Redmond, lui, reconnaît très bien la situation dans laquelle il se retrouve aujourd’hui.

« C’est difficile, le scénario se répète chaque année, confiait le défenseur après le match de jeudi. Mais ma façon de me distinguer, c’est en appuyant l’attaque. C’est clair que je dois gagner la confiance de mon entraîneur sur le plan défensif – parce que c’est de cette façon que je vais pouvoir rester ici –, mais mes aptitudes offensives peuvent m’apporter un élément de plus. C’est de cette manière que j’essaie de ressortir un peu plus. »
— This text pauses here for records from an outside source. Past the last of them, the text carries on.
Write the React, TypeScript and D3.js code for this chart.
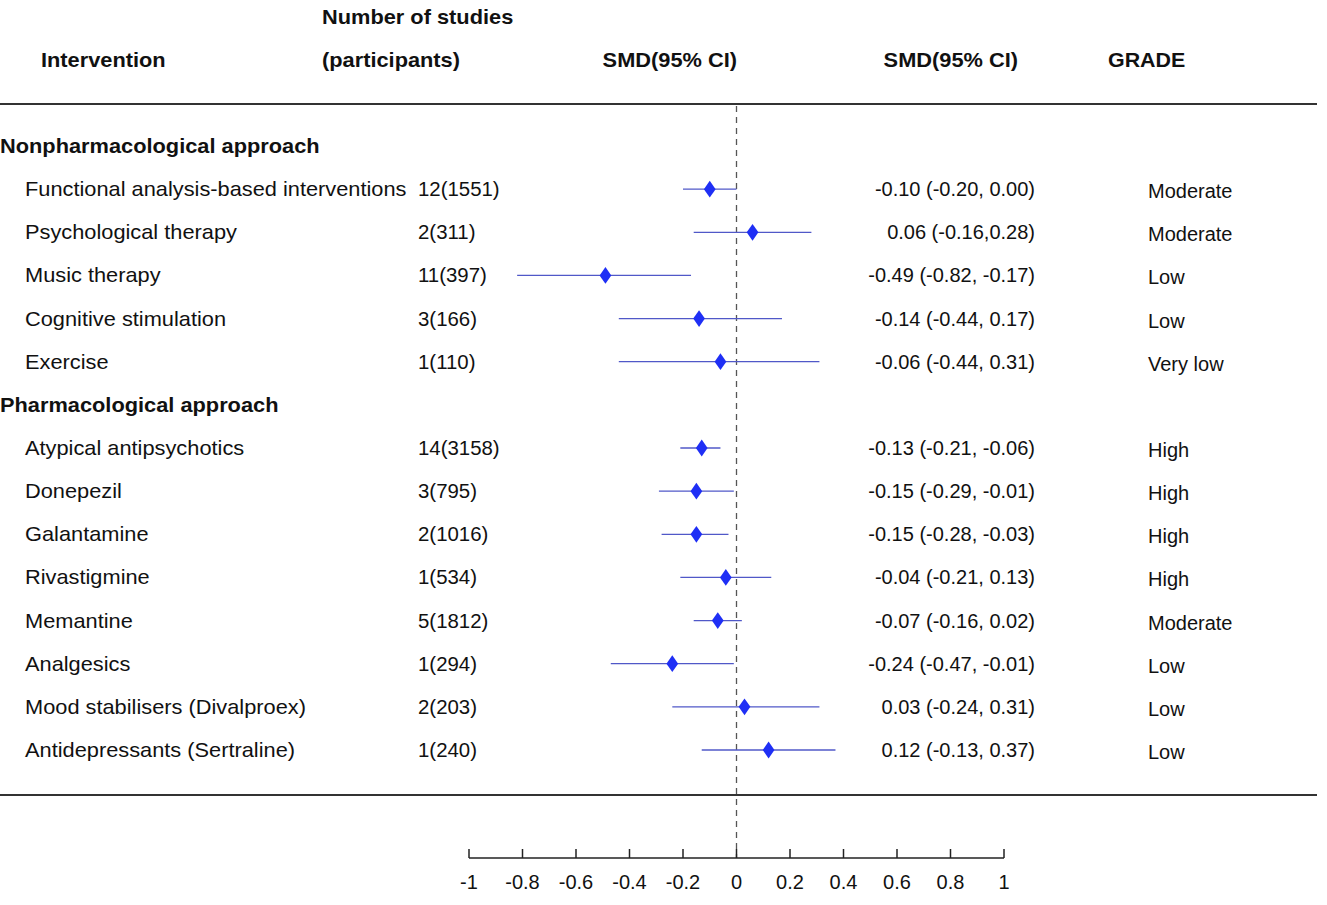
import React from "react";
import * as d3 from "d3";

const sections = ["Nonpharmacological approach", "Pharmacological approach"];
const interventions = [
  "Functional analysis-based interventions",
  "Psychological therapy",
  "Music therapy",
  "Cognitive stimulation",
  "Exercise",
  "Atypical antipsychotics",
  "Donepezil",
  "Galantamine",
  "Rivastigmine",
  "Memantine",
  "Analgesics",
  "Mood stabilisers (Divalproex)",
  "Antidepressants (Sertraline)",
];
const sectionOf = [0, 0, 0, 0, 0, 1, 1, 1, 1, 1, 1, 1, 1];
const studies = ["12(1551)", "2(311)", "11(397)", "3(166)", "1(110)", "14(3158)", "3(795)", "2(1016)", "1(534)", "5(1812)", "1(294)", "2(203)", "1(240)"];
const smd = [-0.10, 0.06, -0.49, -0.14, -0.06, -0.13, -0.15, -0.15, -0.04, -0.07, -0.24, 0.03, 0.12];
const lower = [-0.20, -0.16, -0.82, -0.44, -0.44, -0.21, -0.29, -0.28, -0.21, -0.16, -0.47, -0.24, -0.13];
const upper = [0.00, 0.28, -0.17, 0.17, 0.31, -0.06, -0.01, -0.03, 0.13, 0.02, -0.01, 0.31, 0.37];
const smdLabels = [
  "-0.10 (-0.20, 0.00)",
  "0.06 (-0.16,0.28)",
  "-0.49 (-0.82, -0.17)",
  "-0.14 (-0.44, 0.17)",
  "-0.06 (-0.44, 0.31)",
  "-0.13 (-0.21, -0.06)",
  "-0.15 (-0.29, -0.01)",
  "-0.15 (-0.28, -0.03)",
  "-0.04 (-0.21, 0.13)",
  "-0.07 (-0.16, 0.02)",
  "-0.24 (-0.47, -0.01)",
  "0.03 (-0.24, 0.31)",
  "0.12 (-0.13, 0.37)",
];
const grades = ["Moderate", "Moderate", "Low", "Low", "Very low", "High", "High", "High", "High", "Moderate", "Low", "Low", "Low"];
const ticks = [-1, -0.8, -0.6, -0.4, -0.2, 0, 0.2, 0.4, 0.6, 0.8, 1];

const W = 1327;
const H = 905;
const FONT = "'Liberation Sans', Arial, sans-serif";

function T(props: { x: number; y: number; sx?: number; anchor?: string; children: React.ReactNode; [k: string]: any }) {
  const { x, y, sx = 1, anchor = "start", children, ...rest } = props;
  return (
    <g transform={`translate(${x},${y}) scale(${sx},1)`}>
      <text x={0} y={0} textAnchor={anchor} {...rest}>
        {children}
      </text>
    </g>
  );
}

export default function App() {
  const x = d3.scaleLinear().domain([-1, 1]).range([469, 1004]);
  const slots: { type: "section" | "item"; idx: number }[] = [];
  sections.forEach((s, si) => {
    slots.push({ type: "section", idx: si });
    interventions.forEach((_, i) => {
      if (sectionOf[i] === si) slots.push({ type: "item", idx: i });
    });
  });
  const y = d3.scaleLinear().domain([0, slots.length - 1]).range([146, 750]);
  const diamond = d3.symbol().type(d3.symbolDiamond).size(90);
  const ciColor = "#5058c8";
  const markColor = "#1f2ff5";
  const axisY = 858;
  const HS = 1.09;

  return (
    <svg width={W} height={H} style={{ position: "absolute", left: 0, top: 0, background: "#fff" }} fontFamily={FONT}>
      <g fontWeight="bold" fontSize={20} fill="#111">
        <T x={322} y={24} sx={HS}>Number of studies</T>
        <T x={41} y={67} sx={HS}>Intervention</T>
        <T x={322} y={67} sx={HS}>(participants)</T>
        <T x={737} y={67} sx={HS} anchor="end">SMD(95% CI)</T>
        <T x={1018} y={67} sx={HS} anchor="end">SMD(95% CI)</T>
        <T x={1108} y={67} sx={1.07}>GRADE</T>
      </g>
      <line x1={0} x2={1317} y1={104} y2={104} stroke="#333" strokeWidth={2} />
      <line x1={0} x2={1317} y1={795} y2={795} stroke="#333" strokeWidth={2} />
      <line x1={x(0)} x2={x(0)} y1={106} y2={axisY} stroke="#555" strokeWidth={1.3} strokeDasharray="6,5" />
      {slots.map((s, k) => {
        const yy = y(k);
        if (s.type === "section") {
          return (
            <T key={"s" + k} x={0} y={yy + 7} sx={HS} fontWeight="bold" fontSize={20} fill="#111">
              {sections[s.idx]}
            </T>
          );
        }
        const i = s.idx;
        return (
          <g key={"r" + k} fontSize={20} fill="#111">
            <T x={25} y={yy + 7} sx={1.09}>{interventions[i]}</T>
            <T x={418} y={yy + 7} sx={1.02}>{studies[i]}</T>
            <line x1={x(lower[i])} x2={x(upper[i])} y1={yy} y2={yy} stroke={ciColor} strokeWidth={1.3} />
            <path d={diamond() as string} transform={`translate(${x(smd[i])},${yy}) scale(1.15,0.95)`} fill={markColor} />
            <T x={1035} y={yy + 7} anchor="end">{smdLabels[i]}</T>
            <T x={1148} y={yy + 9}>{grades[i]}</T>
          </g>
        );
      })}
      <g>
        <line x1={x(-1)} x2={x(1)} y1={axisY} y2={axisY} stroke="#222" strokeWidth={1.5} />
        {ticks.map((t) => (
          <g key={t}>
            <line x1={x(t)} x2={x(t)} y1={axisY} y2={axisY - 9} stroke="#222" strokeWidth={1.5} />
            <text x={x(t)} y={axisY + 31} textAnchor="middle" fontSize={20} fill="#111">
              {String(t)}
            </text>
          </g>
        ))}
      </g>
    </svg>
  );
}
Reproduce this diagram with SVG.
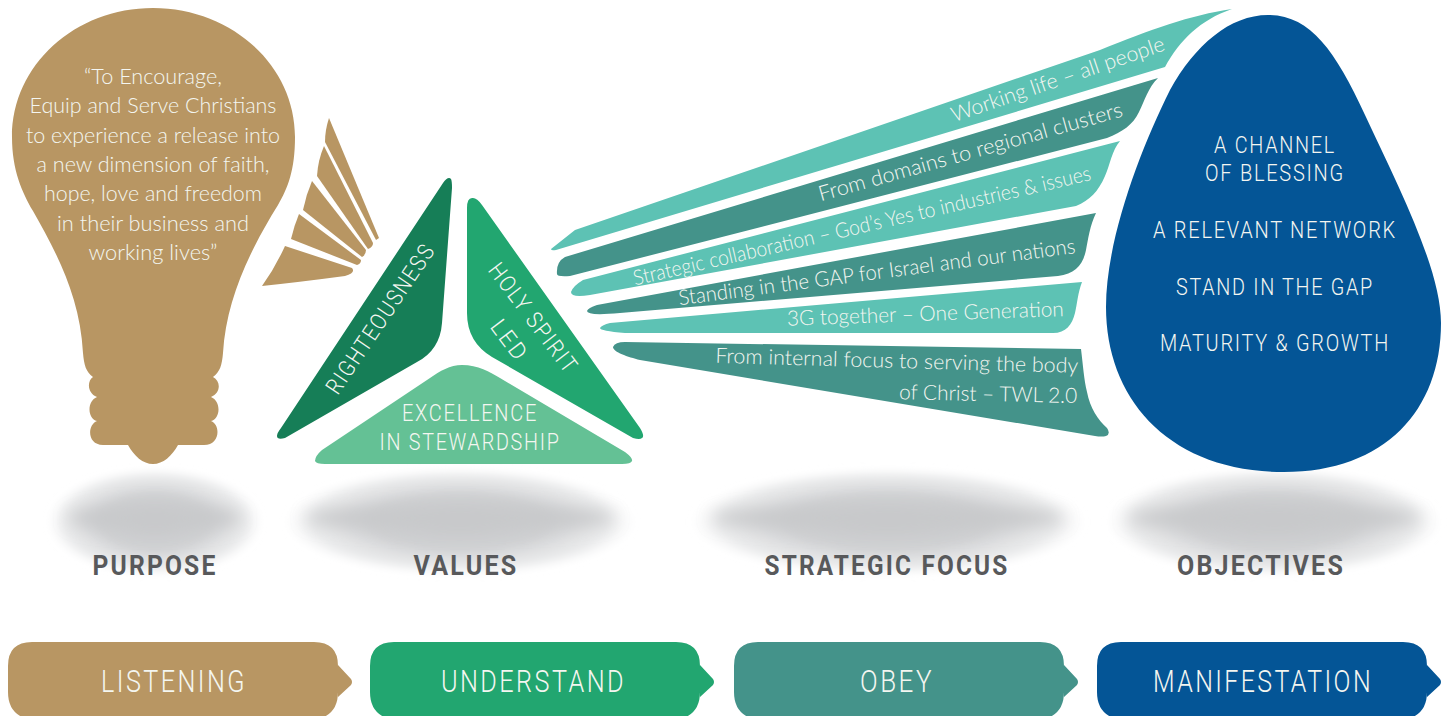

Au Colorado, l’an dernier, Patrick Roy avait perdu patience avec Redmond, irrité par ses revirements en zone centrale et son jeu parfois nonchalant. L’échantillon est petit, mais on n’a rien vu de tel à ses deux premiers matchs préparatoires avec le Canadien.

« J’espère que le système de jeu ici conviendra davantage à mon style. Le système est clair, tout est clair. C’est rafraîchissant pour moi d’avoir ce nouveau départ. »

Quelles sont les chances de Zach Redmond de damer le pion à un Mark Barberio, par exemple, et d’amorcer la campagne à Montréal ?

Disons qu’elles sont de 50-50.

Des probabilités auxquelles il est habitué.